Se o cinema noir
é conhecido pelo pessimismo, expresso em personagens dúbios que trafegam por
universos degradados com poucas possibilidades de redenção, A Morte
num Beijo (1955), de Robert Aldrich, eleva essa característica do
gênero a um novo patamar. Produzido em meio à Guerra Fria, o filme faz uso da
paranoia típica do período para transformar a desesperança do noir
em ameaça apocalíptica, a falta de perspectiva de seus personagens em certeza
de danação.
O desarranjo do mundo, o
caos incapaz de ser consertado é anunciado já nos créditos iniciais de A
Morte num Beijo, que surgem na tela em ordem invertida, ao som de uma
melancólica canção de Nat King Cole. Aliás, toda a magistral sequência de
abertura do filme faz um mergulho profundo no desespero que marcará o restante
da narrativa: a fuga alucinada da misteriosa Christina (cuja presença em cena
evoca a possibilidade da loucura como elemento importante na trama, já que a
mulher acabou de escapar de um sanatório); sua busca por socorro que, no fim
das contas, a própria considera inútil, já que seus perseguidores são por
demais poderosos (a certeza da captura expressa em uma fala sua ao protagonista
Mike Hammer reforça essa inevitabilidade do mal que atravessa A Morte
num Beijo); a tortura e a morte brutais, únicos caminhos possíveis
nesse mundo.
Daí em diante, é ladeira
abaixo. A estratégia do noir de lançar seus personagens em
mundos sobre os quais não conseguem exercer nenhum controle é radicalizada por
Aldrich: se no também magnífico Anjo do Mal (1953), de
Samuel Fuller, o batedor de carteiras conseguia derrotar um inimigo muito mais
poderoso fazendo uso do que aprendeu nas ruas, em A Morte num Beijo
a esperteza de Hammer até produz resultados na investigação que conduz, mas é
muito pouco para garantir qualquer tipo de segurança ao personagem e à sua
amada. Resta correr, fugir como Christina fugiu, enquanto o mundo vem abaixo –
e sob o risco de serem alcançados por essa destruição.

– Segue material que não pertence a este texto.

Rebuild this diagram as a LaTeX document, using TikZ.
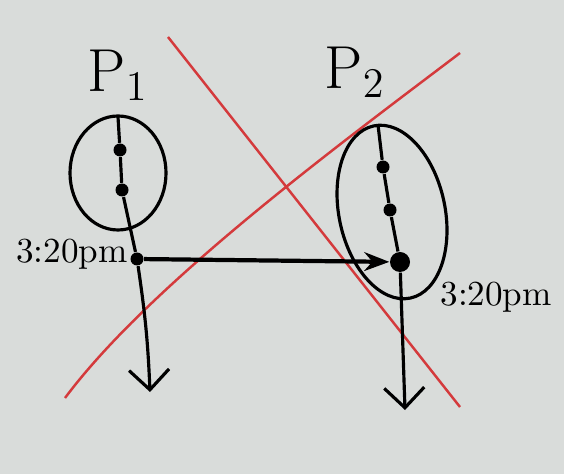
\documentclass[tikz,border=0pt]{standalone}
\usetikzlibrary{arrows.meta}

\definecolor{Paper}{HTML}{D9DCDA}
\definecolor{Marker}{HTML}{D43A3C}

\tikzset{
    event/.style={circle, fill=black, inner sep=0pt, minimum size=1.3mm},
    bigevent/.style={circle, fill=black, inner sep=0pt, minimum size=2mm},
    ink/.style={line width=0.9pt},
}

\begin{document}
\begin{tikzpicture}
        \fill[Paper] (0,0) rectangle (5.64,4.74);
        \useasboundingbox (0,0) rectangle (5.64,4.74);

        % light cone
        \draw[Marker, line width=0.7pt] (1.68,4.37) -- (4.60,0.67);
        \draw[Marker, line width=0.7pt] (0.65,0.76) .. controls (1.50,1.90) and (3.40,3.30) .. (4.60,4.21);

        \node[font=\LARGE] (p1) at (1.18,3.99) {P$_1$};
        \node[font=\LARGE] (p2) at (3.55,4.02) {P$_2$};

        % process 1
        \coordinate (t1) at (1.18,3.57);
        \coordinate (e1) at (1.50,0.82);
        \node[event] (a1) at (1.20,3.24) {};
        \node[event] (a2) at (1.22,2.84) {};
        \node[event] (a3) at (1.37,2.15) {};
        \draw[ink] (1.18,3.01) ellipse (0.48 and 0.57);
        \draw[ink] (t1) -- (a1) -- (a2) -- (a3);
        \draw[ink, -{Straight Barb[length=2mm, width=4mm]}] (a3) to[bend left=3] (e1);
        \node[left, inner sep=1pt] (l1) at (a3.north west) {3:20pm};

        % process 2
        \coordinate (t2) at (3.78,3.49);
        \coordinate (e2) at (4.05,0.64);
        \node[event] (b1) at (3.83,3.07) {};
        \node[event] (b2) at (3.90,2.64) {};
        \node[bigevent] (b3) at (4.00,2.12) {};
        \draw[ink, rotate around={12:(3.92,2.62)}] (3.92,2.62) ellipse (0.53 and 0.88);
        \draw[ink] (t2) -- (b1) -- (b2) -- (b3);
        \draw[ink, -{Straight Barb[length=2mm, width=4mm]}] (b3) -- (e2);
        \node[right] (l2) at (4.28,1.77) {3:20pm};

        % message
        \draw[line width=1.2pt, -{Stealth[length=2.5mm]}] (a3) -- (b3);
    \end{tikzpicture}
\end{document}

É difícil resistir impassível à força avassaladora de A Morte
num Beijo. Não à toa, o filme parece ter sido uma importante
inspiração para David Lynch realizar uma de suas obras-primas, o ainda mais
desesperado e alucinante Estrada Perdida (1997).* E não é
para qualquer um habitar os pesadelos perturbadores de Lynch.